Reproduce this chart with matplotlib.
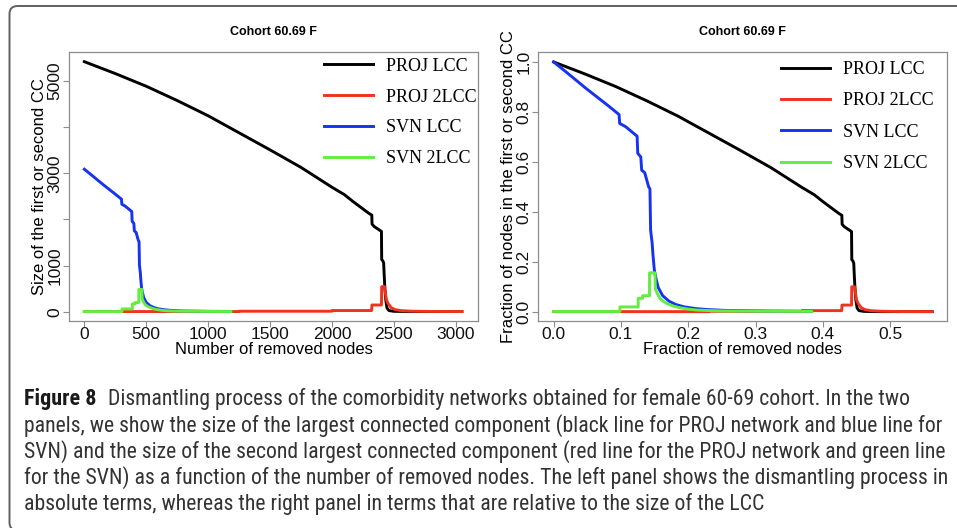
import matplotlib
matplotlib.use('Agg')
import matplotlib.pyplot as plt
from matplotlib import font_manager
from matplotlib.font_manager import FontProperties
from matplotlib.patches import FancyBboxPatch
from matplotlib.lines import Line2D

# ---------------- data (absolute number of nodes) ----------------
proj_lcc_x = [0, 250, 500, 750, 1000, 1250, 1500, 1750, 2000, 2100, 2170, 2240, 2300, 2322,
              2324, 2340, 2395, 2400, 2402, 2412, 2418, 2422, 2428, 2435, 2445, 2460, 2500, 2600, 3050]
proj_lcc_y = [5423, 5165, 4890, 4580, 4250, 3880, 3510, 3130, 2700, 2540, 2390, 2250, 2130, 2095,
              1900, 1850, 1750, 1740, 1130, 1100, 1050, 800, 500, 250, 80, 25, 8, 4, 3]

proj_2lcc_x = [0, 1250, 1252, 2000, 2002, 2321, 2323, 2400, 2402, 2425, 2432, 2440, 2455,
               2480, 2510, 2560, 2650, 2800, 3050]
proj_2lcc_y = [3, 3, 10, 10, 25, 25, 145, 145, 543, 543, 400, 260, 170, 85, 45, 22, 10, 5, 3]

svn_lcc_x = [0, 60, 150, 250, 300, 303, 330, 383, 386, 400, 404, 418, 436, 442, 445, 452,
             456, 462, 468, 480, 500, 530, 560, 600, 650, 700, 800, 1000, 1185]
svn_lcc_y = [3090, 2960, 2760, 2550, 2440, 2330, 2290, 2172, 1960, 1915, 1752, 1720, 1545, 1520,
             1010, 850, 700, 520, 430, 300, 200, 130, 90, 60, 40, 28, 15, 8, 5]

svn_2lcc_x = [0, 304, 304, 388, 388, 408, 408, 440, 440, 465, 467, 475, 488, 500, 519, 550,
              580, 620, 657, 720, 800, 1000, 1185]
svn_2lcc_y = [3, 3, 60, 60, 166, 166, 198, 198, 482, 482, 280, 230, 166, 135, 104, 70, 49,
              32, 21, 14, 9, 5, 4]

proj_size = 5423   # initial LCC size of PROJ network
svn_size = 3090    # initial LCC size of SVN network

series_labels = ['PROJ LCC', 'PROJ 2LCC', 'SVN LCC', 'SVN 2LCC']
series_colors = ['#000000', '#f0321f', '#1533f0', '#62ee3e']

panel_title = 'Cohort 60.69 F'
left_xticks = [0, 500, 1000, 1500, 2000, 2500, 3000]
left_yticks = [0, 1000, 2000, 3000, 4000, 5000]
left_yticklabels = ['0', '1000', '', '3000', '', '5000']
right_xticks = [0.0, 0.1, 0.2, 0.3, 0.4, 0.5]
right_yticks = [0.0, 0.2, 0.4, 0.6, 0.8, 1.0]

caption_head = 'Figure 8'
caption_lines = [
    'Dismantling process of the comorbidity networks obtained for female 60-69 cohort. In the two',
    'panels, we show the size of the largest connected component (black line for PROJ network and blue line for',
    'SVN) and the size of the second largest connected component (red line for the PROJ network and green line',
    'for the SVN) as a function of the number of removed nodes. The left panel shows the dismantling process in',
    'absolute terms, whereas the right panel in terms that are relative to the size of the LCC',
]


def pick(fams):
    for f in fams:
        try:
            font_manager.findfont(FontProperties(family=f), fallback_to_default=False)
            return f
        except Exception:
            pass
    return 'DejaVu Sans'


def find_condensed(bold=False):
    prefs = ['Liberation Sans Narrow', 'Open Sans Condensed', 'Roboto Condensed',
             'DejaVu Sans Condensed', 'Noto Sans Condensed', 'DejaVu Sans']
    cands = []
    for fe in font_manager.fontManager.ttflist:
        fn = fe.fname.lower()
        if not ('narrow' in fn or 'condensed' in fn or 'cond' in fn):
            continue
        if 'italic' in fn or 'oblique' in fn:
            continue
        isbold = ('bold' in fn) or (fe.weight in ('bold', 700))
        if isbold != bold:
            continue
        if ('semibold' in fn or 'light' in fn or 'extra' in fn or 'thin' in fn
                or 'medium' in fn or 'black' in fn or 'semi' in fn):
            continue
        rank = len(prefs)
        for i, p in enumerate(prefs):
            if p.lower().replace(' ', '') in fn.replace(' ', '').replace('-', '').replace('_', ''):
                rank = i
                break
        cands.append((rank, fe.fname))
    if cands:
        cands.sort()
        return FontProperties(fname=cands[0][1])
    fam = pick(['Open Sans', 'Noto Sans', 'DejaVu Sans'])
    return FontProperties(family=fam, weight='bold' if bold else 'normal')


SANS = pick(['Liberation Sans', 'Arial', 'DejaVu Sans'])
SERIF = pick(['Liberation Serif', 'DejaVu Serif'])
CAP_REG = find_condensed(False)
CAP_BOLD = find_condensed(True)

plt.rcParams['font.family'] = [SANS, 'DejaVu Sans']

W, H = 957, 528
fig = plt.figure(figsize=(W / 100, H / 100), dpi=100)
fig.patch.set_facecolor('white')


def px_axes(x0, y0, x1, y1):
    return fig.add_axes([x0 / W, 1 - y1 / H, (x1 - x0) / W, (y1 - y0) / H])


axL = px_axes(69, 52, 478, 321)
axR = px_axes(538, 52, 947, 321)

LW = 2.1
xs_abs = [proj_lcc_x, proj_2lcc_x, svn_lcc_x, svn_2lcc_x]
ys_abs = [proj_lcc_y, proj_2lcc_y, svn_lcc_y, svn_2lcc_y]
norms = [proj_size, proj_size, svn_size, svn_size]

for xs, ys, c in zip(xs_abs, ys_abs, series_colors):
    axL.plot(xs, ys, color=c, lw=LW, solid_joinstyle='round')
for xs, ys, n, c in zip(xs_abs, ys_abs, norms, series_colors):
    axR.plot([v / n for v in xs], [v / n for v in ys], color=c, lw=LW, solid_joinstyle='round')

axL.set_xlim(-124, 3180)
axL.set_ylim(-202, 5633)
axR.set_xlim(-0.0233, 0.5844)
axR.set_ylim(-0.037, 1.040)

axL.set_xticks(left_xticks)
axL.set_xticklabels([str(v) for v in left_xticks])
axL.set_yticks(left_yticks)
axL.set_yticklabels(left_yticklabels)
axR.set_xticks(right_xticks)
axR.set_xticklabels(['%.1f' % v for v in right_xticks])
axR.set_yticks(right_yticks)
axR.set_yticklabels(['%.1f' % v for v in right_yticks])

axL.set_xlabel('Number of removed nodes', fontsize=12)
axL.set_ylabel('Size of the first or second CC', fontsize=12)
axR.set_xlabel('Fraction of removed nodes', fontsize=12)
axR.set_ylabel('Fraction of nodes in the first or second CC', fontsize=12)

for ax in (axL, axR):
    for s in ax.spines.values():
        s.set_color('#8c8c8c')
        s.set_linewidth(0.9)
    ax.tick_params(axis='both', direction='out', length=4, width=0.8, color='#8c8c8c',
                   labelsize=12.5, labelcolor='#111111', pad=0.5)
    ax.tick_params(axis='y', labelrotation=90)
    for lab in ax.get_yticklabels():
        lab.set_verticalalignment('center')
    ax.set_title(panel_title, fontsize=9, fontweight='bold', pad=12)
    ax.xaxis.set_label_coords(0.5, -0.079)
    ax.yaxis.set_label_coords(-0.055, 0.5)

handles = [Line2D([], [], color=c, lw=LW) for c in series_colors]
legprops = dict(frameon=False, loc='upper left', borderpad=0, borderaxespad=0,
                handlelength=2.7, handletextpad=0.75,
                prop={'family': SERIF, 'size': 13})
axL.legend(handles, series_labels, bbox_to_anchor=(0.623, 0.979), labelspacing=0.77, **legprops)
axR.legend(handles, series_labels, bbox_to_anchor=(0.594, 0.967), labelspacing=0.80, **legprops)

# ---------------- frame ----------------
frame = FancyBboxPatch((9.5, -2.5), 1200, H - 3.5, boxstyle='round,pad=0,rounding_size=8',
                       transform=None, fill=False, edgecolor='#606060', lw=1.4, zorder=5)
fig.patches.append(frame)

# ---------------- caption ----------------
renderer = fig.canvas.get_renderer()
baselines = [405, 431.5, 457.5, 484, 510]
x0 = 24
target_w = 940 - x0

probe = fig.text(0, 0, caption_lines[1], fontproperties=CAP_REG, fontsize=10)
wprobe = probe.get_window_extent(renderer).width
probe.remove()
cap_fs = 10 * target_w / wprobe

probe = fig.text(0, 0, caption_head, fontproperties=CAP_BOLD, fontsize=10)
whead = probe.get_window_extent(renderer).width
probe.remove()
head_fs = min(10 * 72 / whead, cap_fs * 1.15)

fig.text(x0 / W, 1 - baselines[0] / H, caption_head, fontproperties=CAP_BOLD,
         fontsize=head_fs, va='baseline', ha='left', color='#1a1a1a')
fig.text(108 / W, 1 - baselines[0] / H, caption_lines[0], fontproperties=CAP_REG,
         fontsize=cap_fs, va='baseline', ha='left', color='#333333')
for line, b in zip(caption_lines[1:], baselines[1:]):
    fig.text(x0 / W, 1 - b / H, line, fontproperties=CAP_REG, fontsize=cap_fs,
             va='baseline', ha='left', color='#333333')

fig.savefig('out.png', dpi=100, facecolor='white')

*****

Starting with the first line of the data above and ending with the line containing "25, 8, 4, 3]", please restate every line exactly, leaving images out.

Reproduce this chart with matplotlib.
import matplotlib
matplotlib.use('Agg')
import matplotlib.pyplot as plt
from matplotlib import font_manager
from matplotlib.font_manager import FontProperties
from matplotlib.patches import FancyBboxPatch
from matplotlib.lines import Line2D

# ---------------- data (absolute number of nodes) ----------------
proj_lcc_x = [0, 250, 500, 750, 1000, 1250, 1500, 1750, 2000, 2100, 2170, 2240, 2300, 2322,
              2324, 2340, 2395, 2400, 2402, 2412, 2418, 2422, 2428, 2435, 2445, 2460, 2500, 2600, 3050]
proj_lcc_y = [5423, 5165, 4890, 4580, 4250, 3880, 3510, 3130, 2700, 2540, 2390, 2250, 2130, 2095,
              1900, 1850, 1750, 1740, 1130, 1100, 1050, 800, 500, 250, 80, 25, 8, 4, 3]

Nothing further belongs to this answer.